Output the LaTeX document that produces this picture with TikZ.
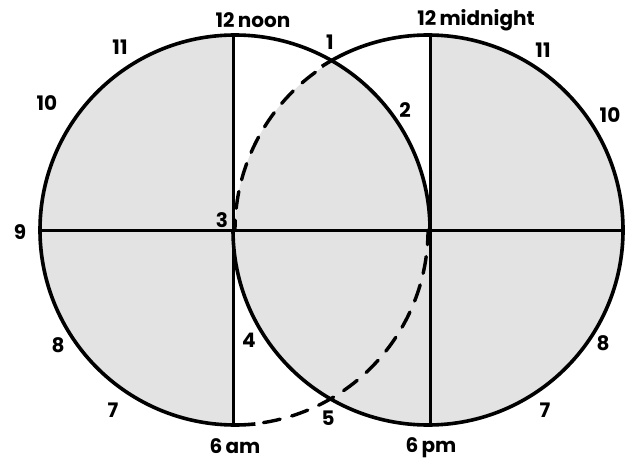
\documentclass[tikz,border=0pt]{standalone}
\usepackage{fontspec}
\setmainfont{Poppins}
\begin{document}
\begin{tikzpicture}[x=1pt,y=1pt,
  lbl/.style={font=\fontsize{20}{20}\selectfont\bfseries, inner sep=0pt},
  shadearea/.style={fill=black!11},
  rim/.style={line width=3.6pt},
  axisline/.style={line width=3pt},
  dashrim/.style={line width=3.4pt, line cap=round, dash pattern=on 17pt off 12pt}]
\useasboundingbox (0,0) rectangle (631,464);
\def\r{195}
\coordinate (L) at (233,234);
\coordinate (R) at (430,234);
\coordinate (Ltop) at (233,429);
\coordinate (Lbot) at (233,39);
\coordinate (Rtop) at (430,429);
\coordinate (Rbot) at (430,39);
\coordinate (W) at (38,234);
\coordinate (E) at (625,234);
% shaded regions
\fill[shadearea] (Ltop) arc[start angle=90,end angle=270,radius=\r] -- cycle;
\fill[shadearea] (Rbot) arc[start angle=-90,end angle=90,radius=\r] -- cycle;
\fill[shadearea] (L) arc[start angle=180,end angle=360,radius=\r] -- cycle;
\fill[shadearea] (R) arc[start angle=0,end angle=60,radius=\r] arc[start angle=120,end angle=180,radius=\r] -- cycle;
% axes
\draw[axisline] (Ltop) -- (Lbot);
\draw[axisline] (Rtop) -- (Rbot);
\draw[axisline] (W) -- (E);
% circles
\draw[rim] (R) arc[start angle=0,end angle=276,radius=\r];
\draw[dashrim] (L) ++(279:\r) arc[start angle=279,end angle=360,radius=\r];
\draw[rim] (L) arc[start angle=180,end angle=483,radius=\r];
\draw[dashrim] (R) ++(126:\r) arc[start angle=126,end angle=180,radius=\r];
% labels
\node[lbl] (noon) at (253,444) {12\,noon};
\node[lbl] (midnight) at (476,444) {12\,midnight};
\node[lbl] (p1) at (330,422) {1};
\node[lbl] (p2) at (405,354) {2};
\node[lbl] (p3) at (222,244) {3};
\node[lbl] (p4) at (249,124) {4};
\node[lbl] (p5) at (328,46) {5};
\node[lbl,anchor=base] (am) at (235,11) {6\,am};
\node[lbl,anchor=base] (pm) at (431,12) {6\,pm};
\node[lbl] (l11) at (120,417) {11};
\node[lbl] (l10) at (47,361) {10};
\node[lbl] (l9) at (20,232) {9};
\node[lbl] (l8) at (58,119) {8};
\node[lbl] (l7) at (113,54) {7};
\node[lbl] (r11) at (543,414) {11};
\node[lbl] (r10) at (610,349) {10};
\node[lbl] (r9) at (637,232) {9};
\node[lbl] (r8) at (603,121) {8};
\node[lbl] (r7) at (545,54) {7};
\end{tikzpicture}
\end{document}
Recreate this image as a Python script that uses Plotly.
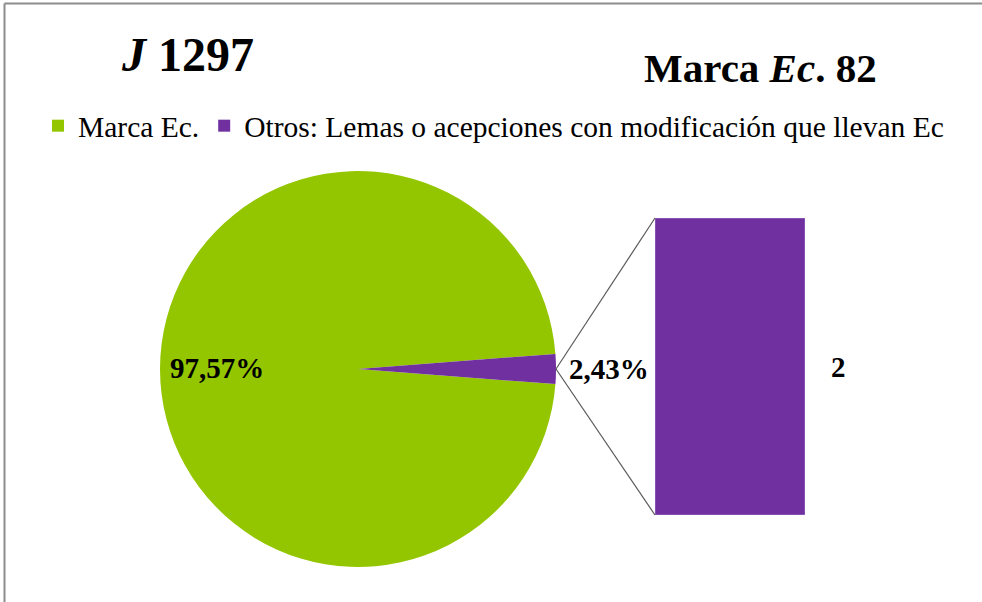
import plotly.graph_objects as go

# ---- data ----
categories = ["Marca Ec.", "Otros: Lemas o acepciones con modificación que llevan Ec"]
pie_pct = [97.57, 2.43]
bar_categories = ["Otros"]
bar_values = [2]
title_left = "<b><i>J</i> 1297</b>"
title_right = "<b>Marca <i>Ec</i>. 82</b>"

colors = ["#94C600", "#7030A0"]
W, H = 982, 602
FONT = "Liberation Serif, Times New Roman, serif"

def px_x(v):
    return v / W

def px_y(v):
    return 1 - v / H

# geometry (pixels)
cx, cy, r = 358, 369, 198
bar_l, bar_r, bar_t, bar_b = 655, 805, 218, 515

pie_labels = [f"{v:.2f}%".replace(".", ",") for v in pie_pct]
half = pie_pct[1] / 100 * 360 / 2

fig = go.Figure()
fig.add_trace(go.Pie(
    labels=categories,
    values=pie_pct,
    marker=dict(colors=colors, line=dict(width=0)),
    sort=False,
    direction="clockwise",
    rotation=90 + half,
    textinfo="none",
    hoverinfo="label+percent",
    domain=dict(x=[px_x(cx - r), px_x(cx + r)], y=[px_y(cy + r), px_y(cy - r)]),
    showlegend=True,
))
fig.add_trace(go.Bar(
    x=bar_categories,
    y=bar_values,
    width=1,
    marker=dict(color=colors[1], line=dict(color="#9B74C8", width=1)),
    showlegend=False,
    xaxis="x", yaxis="y",
))

frame = dict(color="#8C8C8C", width=2)
shapes = [
    dict(type="line", xref="paper", yref="paper",
         x0=px_x(cx + r), y0=px_y(cy), x1=px_x(bar_l), y1=px_y(bar_t),
         line=dict(color="#595959", width=1.2)),
    dict(type="line", xref="paper", yref="paper",
         x0=px_x(cx + r), y0=px_y(cy), x1=px_x(bar_l), y1=px_y(bar_b),
         line=dict(color="#595959", width=1.2)),
    dict(type="line", xref="paper", yref="paper",
         x0=px_x(4.5), x1=1.02, y0=px_y(3.5), y1=px_y(3.5), line=frame),
    dict(type="line", xref="paper", yref="paper",
         x0=px_x(4.5), x1=px_x(4.5), y0=-0.02, y1=px_y(3.5), line=frame),
]

annotations = [
    dict(text=title_left, xref="paper", yref="paper", x=px_x(187), y=px_y(55),
         xanchor="center", yanchor="middle", showarrow=False,
         font=dict(family=FONT, size=48, color="black")),
    dict(text=title_right, xref="paper", yref="paper", x=px_x(760), y=px_y(68),
         xanchor="center", yanchor="middle", showarrow=False,
         font=dict(family=FONT, size=41, color="black")),
    dict(text=f"<b>{pie_labels[0]}</b>", xref="paper", yref="paper", x=px_x(217), y=px_y(368),
         xanchor="center", yanchor="middle", showarrow=False,
         font=dict(family=FONT, size=29, color="black")),
    dict(text=f"<b>{pie_labels[1]}</b>", xref="paper", yref="paper", x=px_x(609), y=px_y(369),
         xanchor="center", yanchor="middle", showarrow=False,
         font=dict(family=FONT, size=29, color="black")),
    dict(text=f"<b>{bar_values[0]}</b>", xref="x", yref="y", x=0.5, y=bar_values[0] / 2,
         xanchor="left", yanchor="middle", xshift=24, showarrow=False,
         font=dict(family=FONT, size=29, color="black")),
]

fig.update_layout(
    width=W, height=H,
    margin=dict(l=0, r=0, t=0, b=0),
    paper_bgcolor="white", plot_bgcolor="white",
    xaxis=dict(domain=[px_x(bar_l), px_x(bar_r)], range=[-0.5, 0.5], visible=False, fixedrange=True),
    yaxis=dict(domain=[px_y(bar_b), px_y(bar_t)], range=[0, bar_values[0]], visible=False, fixedrange=True),
    legend=dict(orientation="h", x=px_x(38), y=px_y(126), xanchor="left", yanchor="middle",
                font=dict(family=FONT, size=29.5, color="black"), bgcolor="rgba(0,0,0,0)",
                itemwidth=30, traceorder="normal"),
    shapes=shapes,
    annotations=annotations,
    showlegend=True,
)

fig.write_html(
    "out.html",
    config={"displayModeBar": False},
    post_script="document.body.style.margin='0';document.body.style.overflow='hidden';",
)
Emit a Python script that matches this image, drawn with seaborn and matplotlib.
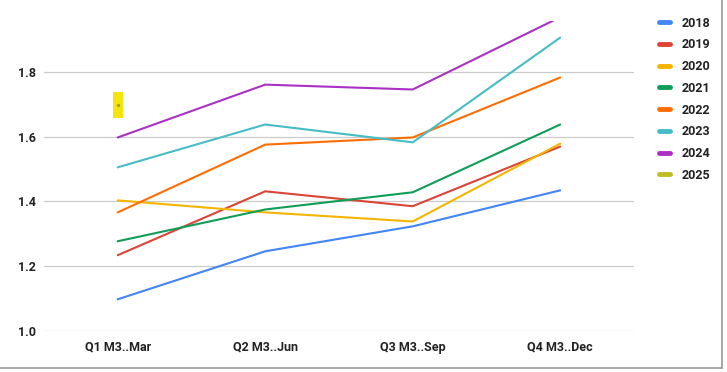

(SHORT TASK): Transcribe exactly the lines between the one containing "Recreate this image" and the one containing "half = pie_pct[1] / 100 * 360 / 2", counting both ends. Pictures are not copied.

(RESULT):
Recreate this image as a Python script that uses Plotly.
import plotly.graph_objects as go

# ---- data ----
categories = ["Marca Ec.", "Otros: Lemas o acepciones con modificación que llevan Ec"]
pie_pct = [97.57, 2.43]
bar_categories = ["Otros"]
bar_values = [2]
title_left = "<b><i>J</i> 1297</b>"
title_right = "<b>Marca <i>Ec</i>. 82</b>"

colors = ["#94C600", "#7030A0"]
W, H = 982, 602
FONT = "Liberation Serif, Times New Roman, serif"

def px_x(v):
    return v / W

def px_y(v):
    return 1 - v / H

# geometry (pixels)
cx, cy, r = 358, 369, 198
bar_l, bar_r, bar_t, bar_b = 655, 805, 218, 515

pie_labels = [f"{v:.2f}%".replace(".", ",") for v in pie_pct]
half = pie_pct[1] / 100 * 360 / 2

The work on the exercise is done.